As long as I'm babbling, my problem with ACCEPTS? or
PROCEDURE-ACCEPTS? is that there is no inverse for it -- no general
way to construct a procedure that can advertise how many arguments it
would like to accept. In particular, it makes invalid Scheme's
currently useful eta-expansion rule: if x is a procedure, then x can
be replaced by (lambda args (apply x args)) [modulo EQ?]. We could
recover some kind of eta rule if we had some way to associate an
ACCEPTS? "method" with a procedure, e.g. maybe (ACCEPTING proc1 proc2)
would return a procedure p that behaved the same as proc1 except that
(ACCEPTS? p n) would return the value returned by (proc2 n).
(You can do this kind of thing in T, which has a crude analogue of
ACCEPTS?.) Then we would have x equivalent to
(accepting (lambda args (apply x args)) (lambda (n) (accepts? x n))).

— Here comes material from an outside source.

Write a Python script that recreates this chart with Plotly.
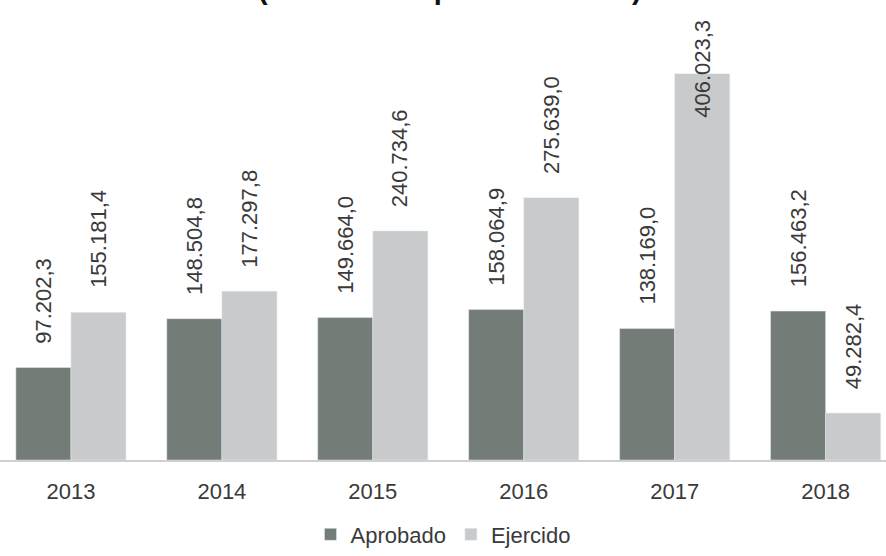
import plotly.graph_objects as go

years = ["2013", "2014", "2015", "2016", "2017", "2018"]
aprobado = [97202.3, 148504.8, 149664.0, 158064.9, 138169.0, 156463.2]
ejercido = [155181.4, 177297.8, 240734.6, 275639.0, 406023.3, 49282.4]
title_text = "(Millones de pesos de 2018)"

C_APR = "#737c77"
C_EJE = "#c8cacc"
TXT = "#3a3a3a"
FONT = "Liberation Sans"

def fmt(v):
    s = f"{v:,.1f}"
    return s.replace(",", "X").replace(".", ",").replace("X", ".")

fig = go.Figure()
fig.add_trace(go.Bar(x=years, y=aprobado, name="Aprobado", marker_color=C_APR))
fig.add_trace(go.Bar(x=years, y=ejercido, name="Ejercido", marker_color=C_EJE))

LABEL_CAP = 334700
half = 27.6
annots = []
for series, shift in ((aprobado, -half), (ejercido, half)):
    for i, v in enumerate(series):
        annots.append(dict(x=i, y=min(v, LABEL_CAP), xref="x", yref="y",
                           text=fmt(v), textangle=-90, showarrow=False,
                           xanchor="center", yanchor="bottom", xshift=shift, yshift=22,
                           font=dict(family=FONT, size=22, color=TXT)))
annots.append(dict(x=0.508, y=1, xref="paper", yref="paper", text="<b>" + title_text + "</b>",
                   showarrow=False, xanchor="center", yanchor="bottom", yshift=-7,
                   font=dict(family=FONT, size=29, color="#111111")))

fig.update_layout(
    width=886, height=556,
    margin=dict(l=0, r=0, t=0, b=91),
    paper_bgcolor="white", plot_bgcolor="white",
    barmode="group", bargap=0.27, bargroupgap=0,
    font=dict(family=FONT, color=TXT),
    showlegend=True,
    legend=dict(orientation="h", x=0.5, xanchor="center", y=-0.162, yanchor="middle",
                font=dict(family=FONT, size=22, color=TXT), itemwidth=30),
    annotations=annots,
)
fig.update_xaxes(type="category", range=[-0.47, 5.40], showline=True, linecolor="#cfcfcf",
                 linewidth=1.5, showgrid=False, ticks="", ticklabelstandoff=11,
                 tickfont=dict(family=FONT, size=22, color=TXT))
fig.update_yaxes(range=[0, 483400], visible=False, showgrid=False)

fig.write_html("out.html")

I'm not proposing ACCEPTING, and I'm not saying that I would veto any
proposal that has ACCEPTS? in it.
I've been considering adding a similar procedure to MIT Scheme for a
while, but along slightly different lines:
(restrict-arity proc1 proc2) -> proc3
where proc3 has the same arity signature that proc2 has, yet invokes
proc1 instead. It must also be the case that
"for all n s.t. (accepts? proc2 n) -> #t, (accepts? proc1 n) -> #t"
otherwise restrict-arity should error.
The "eta" rule would be obtained by doing
(restrict-arity (lambda args (apply x args)) x)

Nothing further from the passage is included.